**What needs to be done**
Leave out all pictures. Return exactly the lines from the top of the material through the line containing "ax.plot(threads, lock_counter, color='#C0504D', lw=2.5, label='락".

· · · · ·

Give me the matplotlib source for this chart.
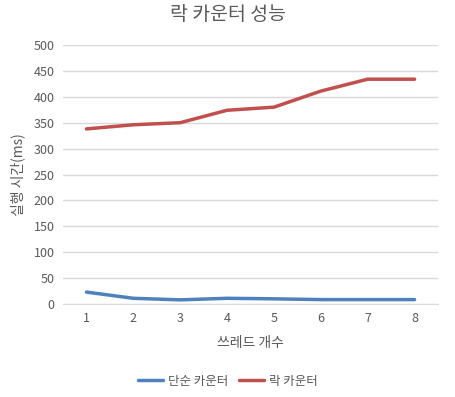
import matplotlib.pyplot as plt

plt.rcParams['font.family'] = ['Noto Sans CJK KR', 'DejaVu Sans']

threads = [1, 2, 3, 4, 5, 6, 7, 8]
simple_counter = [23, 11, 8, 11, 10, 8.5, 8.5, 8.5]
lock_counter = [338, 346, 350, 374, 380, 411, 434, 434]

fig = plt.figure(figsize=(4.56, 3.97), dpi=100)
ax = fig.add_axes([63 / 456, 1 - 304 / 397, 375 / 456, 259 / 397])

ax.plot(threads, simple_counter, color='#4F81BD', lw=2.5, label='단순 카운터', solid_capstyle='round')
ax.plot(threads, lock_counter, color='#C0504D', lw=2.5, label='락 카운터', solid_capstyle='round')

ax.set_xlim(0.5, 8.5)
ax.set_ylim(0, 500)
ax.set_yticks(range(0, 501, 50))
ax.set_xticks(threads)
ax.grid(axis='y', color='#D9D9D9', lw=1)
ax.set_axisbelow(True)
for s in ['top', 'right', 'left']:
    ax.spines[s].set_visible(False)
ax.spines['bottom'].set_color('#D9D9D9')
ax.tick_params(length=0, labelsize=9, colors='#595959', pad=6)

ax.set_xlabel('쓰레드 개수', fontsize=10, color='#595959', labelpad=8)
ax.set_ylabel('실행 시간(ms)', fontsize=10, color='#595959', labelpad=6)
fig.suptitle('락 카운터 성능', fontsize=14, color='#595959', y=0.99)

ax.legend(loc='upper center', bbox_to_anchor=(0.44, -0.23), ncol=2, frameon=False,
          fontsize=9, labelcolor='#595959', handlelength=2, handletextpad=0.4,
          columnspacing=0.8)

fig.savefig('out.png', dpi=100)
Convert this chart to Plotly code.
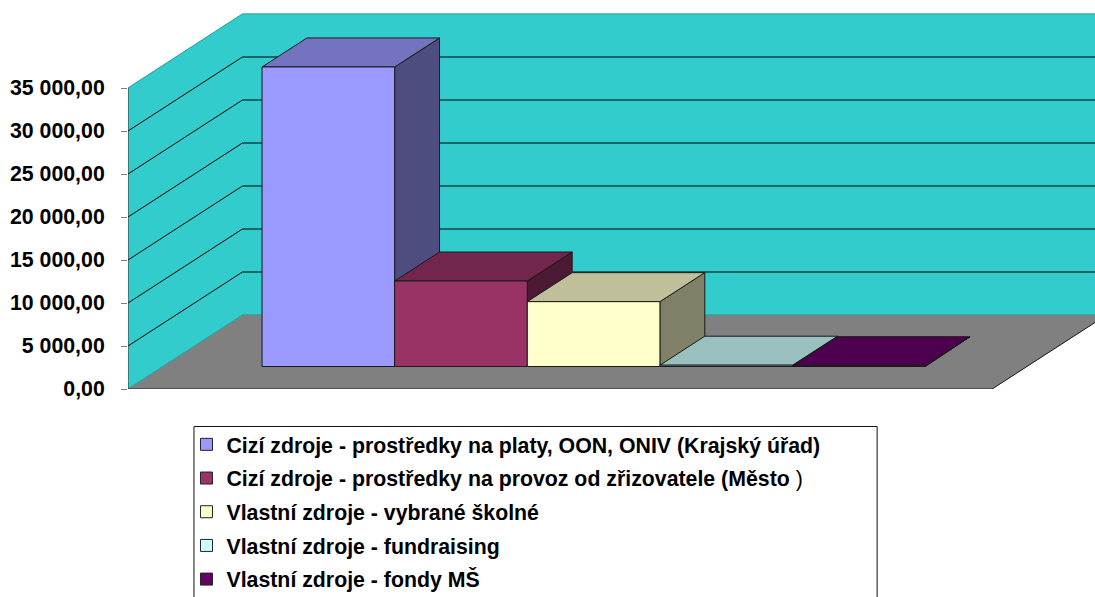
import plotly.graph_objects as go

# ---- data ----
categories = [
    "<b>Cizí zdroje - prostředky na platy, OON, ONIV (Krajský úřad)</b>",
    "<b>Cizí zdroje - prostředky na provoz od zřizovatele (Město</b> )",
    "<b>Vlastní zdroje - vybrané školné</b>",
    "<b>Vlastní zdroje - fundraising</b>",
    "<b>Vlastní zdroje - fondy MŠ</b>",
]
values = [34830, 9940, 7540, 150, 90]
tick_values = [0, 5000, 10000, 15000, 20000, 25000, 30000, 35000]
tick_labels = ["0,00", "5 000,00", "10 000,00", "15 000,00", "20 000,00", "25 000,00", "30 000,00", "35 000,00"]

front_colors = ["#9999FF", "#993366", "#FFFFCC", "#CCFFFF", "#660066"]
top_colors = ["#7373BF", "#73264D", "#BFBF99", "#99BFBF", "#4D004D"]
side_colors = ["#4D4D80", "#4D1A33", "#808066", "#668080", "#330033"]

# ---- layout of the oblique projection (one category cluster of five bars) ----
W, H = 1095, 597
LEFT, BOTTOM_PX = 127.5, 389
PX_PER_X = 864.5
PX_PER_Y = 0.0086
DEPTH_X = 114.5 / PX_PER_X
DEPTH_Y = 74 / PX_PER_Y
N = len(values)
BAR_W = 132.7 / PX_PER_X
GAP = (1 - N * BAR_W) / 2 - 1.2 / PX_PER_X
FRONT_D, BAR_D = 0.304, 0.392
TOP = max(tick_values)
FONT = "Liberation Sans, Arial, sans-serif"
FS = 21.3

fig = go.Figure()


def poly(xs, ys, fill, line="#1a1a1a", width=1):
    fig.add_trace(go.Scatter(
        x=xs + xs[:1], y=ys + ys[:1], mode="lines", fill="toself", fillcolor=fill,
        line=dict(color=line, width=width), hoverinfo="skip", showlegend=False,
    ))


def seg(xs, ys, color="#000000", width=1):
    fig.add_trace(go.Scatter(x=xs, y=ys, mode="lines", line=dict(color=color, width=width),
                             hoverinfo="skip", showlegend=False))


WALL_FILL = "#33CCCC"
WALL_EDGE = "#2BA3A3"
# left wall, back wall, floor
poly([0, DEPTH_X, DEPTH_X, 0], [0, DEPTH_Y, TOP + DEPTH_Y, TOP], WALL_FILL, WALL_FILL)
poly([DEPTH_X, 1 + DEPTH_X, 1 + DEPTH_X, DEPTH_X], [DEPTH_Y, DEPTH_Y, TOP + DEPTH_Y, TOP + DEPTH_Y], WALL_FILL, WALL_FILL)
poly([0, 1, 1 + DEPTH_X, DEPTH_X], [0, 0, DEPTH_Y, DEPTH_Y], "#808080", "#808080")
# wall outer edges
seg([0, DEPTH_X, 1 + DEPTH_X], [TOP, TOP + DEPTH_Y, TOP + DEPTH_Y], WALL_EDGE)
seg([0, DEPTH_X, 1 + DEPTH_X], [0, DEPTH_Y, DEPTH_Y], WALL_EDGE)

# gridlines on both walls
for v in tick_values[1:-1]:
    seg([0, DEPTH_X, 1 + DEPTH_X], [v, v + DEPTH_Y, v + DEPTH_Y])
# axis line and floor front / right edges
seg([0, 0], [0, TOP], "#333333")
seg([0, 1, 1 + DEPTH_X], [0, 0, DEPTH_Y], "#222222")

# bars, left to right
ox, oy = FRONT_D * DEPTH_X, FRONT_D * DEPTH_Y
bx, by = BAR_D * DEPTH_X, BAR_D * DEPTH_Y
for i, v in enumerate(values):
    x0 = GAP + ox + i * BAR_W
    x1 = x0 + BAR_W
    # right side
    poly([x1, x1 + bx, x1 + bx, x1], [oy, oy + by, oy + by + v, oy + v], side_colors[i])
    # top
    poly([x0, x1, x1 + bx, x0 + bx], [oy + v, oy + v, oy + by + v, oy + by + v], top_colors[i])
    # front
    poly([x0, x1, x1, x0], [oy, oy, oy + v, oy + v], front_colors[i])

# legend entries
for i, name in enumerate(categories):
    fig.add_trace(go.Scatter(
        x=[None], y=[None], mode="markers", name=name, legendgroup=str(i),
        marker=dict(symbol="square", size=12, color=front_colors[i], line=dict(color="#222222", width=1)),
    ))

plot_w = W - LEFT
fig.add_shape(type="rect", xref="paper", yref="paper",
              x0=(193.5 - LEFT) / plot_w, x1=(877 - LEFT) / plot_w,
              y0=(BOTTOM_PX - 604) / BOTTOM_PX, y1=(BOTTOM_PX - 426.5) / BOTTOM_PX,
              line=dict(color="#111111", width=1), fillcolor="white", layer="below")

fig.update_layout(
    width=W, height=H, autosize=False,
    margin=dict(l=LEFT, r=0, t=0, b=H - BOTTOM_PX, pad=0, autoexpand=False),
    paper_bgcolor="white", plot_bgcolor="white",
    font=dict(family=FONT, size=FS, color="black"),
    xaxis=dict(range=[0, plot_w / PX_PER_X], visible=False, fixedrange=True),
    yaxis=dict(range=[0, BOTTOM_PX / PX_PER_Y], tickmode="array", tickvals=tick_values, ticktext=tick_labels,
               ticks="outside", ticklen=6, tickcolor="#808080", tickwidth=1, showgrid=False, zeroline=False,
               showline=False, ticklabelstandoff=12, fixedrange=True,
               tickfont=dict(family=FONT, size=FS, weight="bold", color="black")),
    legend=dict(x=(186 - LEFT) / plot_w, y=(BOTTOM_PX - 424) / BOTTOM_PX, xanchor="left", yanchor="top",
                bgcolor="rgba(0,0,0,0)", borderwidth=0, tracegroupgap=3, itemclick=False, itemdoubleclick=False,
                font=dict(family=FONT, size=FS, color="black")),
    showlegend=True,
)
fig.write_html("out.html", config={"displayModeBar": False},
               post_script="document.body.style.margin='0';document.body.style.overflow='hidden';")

· · · · ·

**Correct output**
Give me the matplotlib source for this chart.
import matplotlib.pyplot as plt

plt.rcParams['font.family'] = ['Noto Sans CJK KR', 'DejaVu Sans']

threads = [1, 2, 3, 4, 5, 6, 7, 8]
simple_counter = [23, 11, 8, 11, 10, 8.5, 8.5, 8.5]
lock_counter = [338, 346, 350, 374, 380, 411, 434, 434]

fig = plt.figure(figsize=(4.56, 3.97), dpi=100)
ax = fig.add_axes([63 / 456, 1 - 304 / 397, 375 / 456, 259 / 397])

ax.plot(threads, simple_counter, color='#4F81BD', lw=2.5, label='단순 카운터', solid_capstyle='round')
ax.plot(threads, lock_counter, color='#C0504D', lw=2.5, label='락 카운터', solid_capstyle='round')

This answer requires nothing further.